_Recorded data_

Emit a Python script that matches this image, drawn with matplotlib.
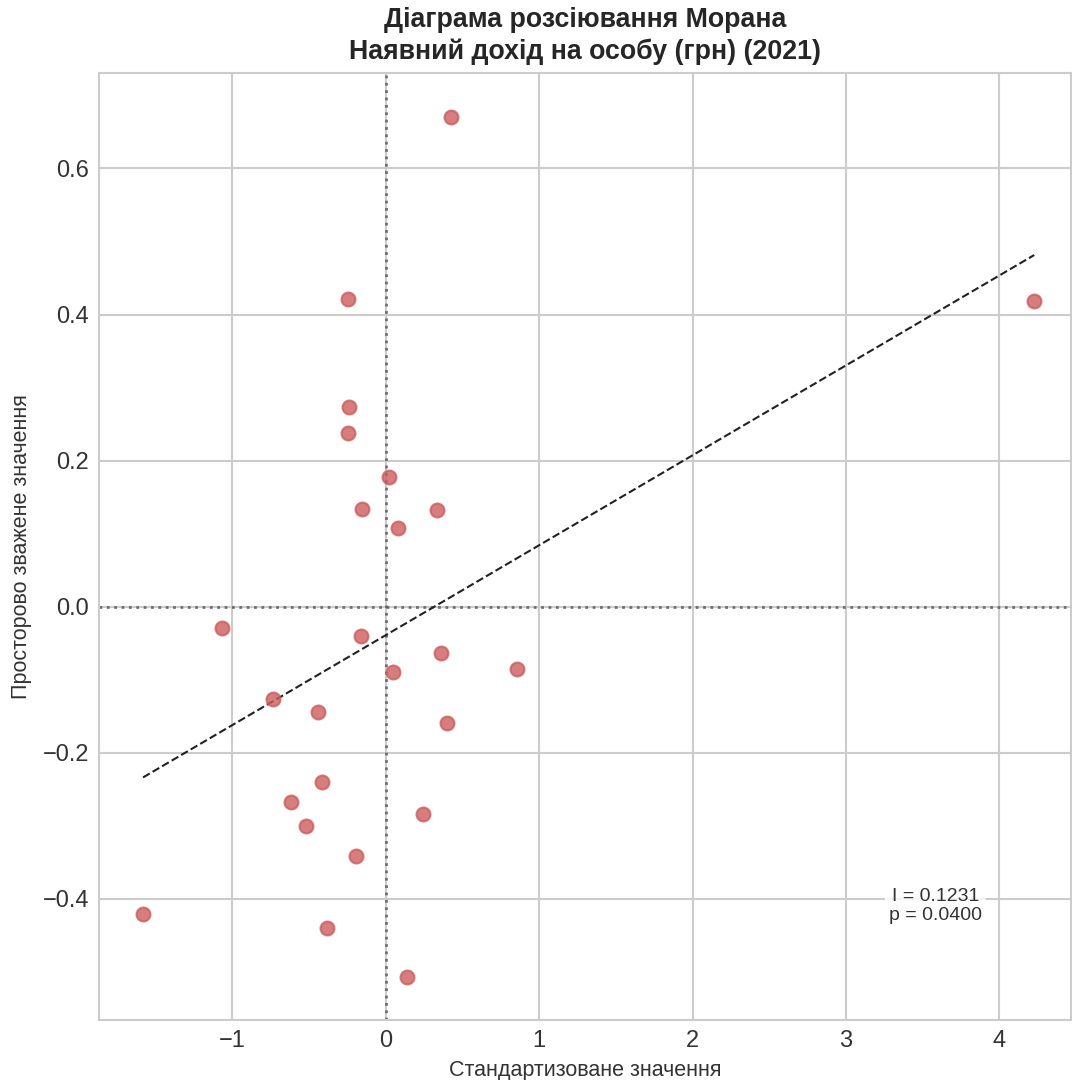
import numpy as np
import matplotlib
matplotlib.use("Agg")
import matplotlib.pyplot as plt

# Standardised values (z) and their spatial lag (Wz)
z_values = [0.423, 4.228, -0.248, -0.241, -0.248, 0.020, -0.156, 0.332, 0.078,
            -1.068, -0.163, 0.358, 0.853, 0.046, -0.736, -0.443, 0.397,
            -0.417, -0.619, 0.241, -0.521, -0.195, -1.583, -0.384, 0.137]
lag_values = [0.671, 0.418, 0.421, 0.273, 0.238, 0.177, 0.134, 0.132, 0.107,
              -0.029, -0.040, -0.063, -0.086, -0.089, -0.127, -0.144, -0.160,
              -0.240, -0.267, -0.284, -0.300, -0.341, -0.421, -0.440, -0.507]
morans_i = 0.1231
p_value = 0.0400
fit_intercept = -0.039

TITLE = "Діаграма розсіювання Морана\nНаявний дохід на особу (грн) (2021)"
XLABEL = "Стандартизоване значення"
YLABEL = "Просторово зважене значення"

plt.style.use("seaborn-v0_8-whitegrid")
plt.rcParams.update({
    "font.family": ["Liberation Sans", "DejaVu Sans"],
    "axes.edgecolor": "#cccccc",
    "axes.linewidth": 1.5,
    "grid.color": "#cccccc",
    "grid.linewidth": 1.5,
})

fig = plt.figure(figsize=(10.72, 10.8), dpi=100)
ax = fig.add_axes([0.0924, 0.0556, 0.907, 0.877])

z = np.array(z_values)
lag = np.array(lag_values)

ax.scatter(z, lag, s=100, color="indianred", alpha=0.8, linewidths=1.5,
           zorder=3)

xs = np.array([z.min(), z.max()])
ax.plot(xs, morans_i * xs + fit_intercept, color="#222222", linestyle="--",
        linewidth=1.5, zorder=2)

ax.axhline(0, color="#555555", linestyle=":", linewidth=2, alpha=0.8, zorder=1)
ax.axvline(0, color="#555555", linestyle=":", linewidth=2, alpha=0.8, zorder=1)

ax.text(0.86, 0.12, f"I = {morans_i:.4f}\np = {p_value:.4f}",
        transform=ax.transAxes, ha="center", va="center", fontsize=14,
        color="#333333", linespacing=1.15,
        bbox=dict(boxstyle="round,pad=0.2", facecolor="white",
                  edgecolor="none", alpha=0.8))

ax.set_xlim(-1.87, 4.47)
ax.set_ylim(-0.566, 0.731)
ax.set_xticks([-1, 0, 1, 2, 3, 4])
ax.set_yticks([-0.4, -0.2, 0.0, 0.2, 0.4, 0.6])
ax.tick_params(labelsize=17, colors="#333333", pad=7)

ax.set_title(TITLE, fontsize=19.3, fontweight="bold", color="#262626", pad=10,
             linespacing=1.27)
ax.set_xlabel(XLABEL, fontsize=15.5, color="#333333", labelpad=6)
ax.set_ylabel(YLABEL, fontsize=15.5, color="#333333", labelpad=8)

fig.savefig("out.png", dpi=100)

_Direction_
From the first line of the listing above, repeat every line through the one holding "fit_intercept = -0.039". Both ends count, and pictures stay out.

_Complete response_
Emit a Python script that matches this image, drawn with matplotlib.
import numpy as np
import matplotlib
matplotlib.use("Agg")
import matplotlib.pyplot as plt

# Standardised values (z) and their spatial lag (Wz)
z_values = [0.423, 4.228, -0.248, -0.241, -0.248, 0.020, -0.156, 0.332, 0.078,
            -1.068, -0.163, 0.358, 0.853, 0.046, -0.736, -0.443, 0.397,
            -0.417, -0.619, 0.241, -0.521, -0.195, -1.583, -0.384, 0.137]
lag_values = [0.671, 0.418, 0.421, 0.273, 0.238, 0.177, 0.134, 0.132, 0.107,
              -0.029, -0.040, -0.063, -0.086, -0.089, -0.127, -0.144, -0.160,
              -0.240, -0.267, -0.284, -0.300, -0.341, -0.421, -0.440, -0.507]
morans_i = 0.1231
p_value = 0.0400
fit_intercept = -0.039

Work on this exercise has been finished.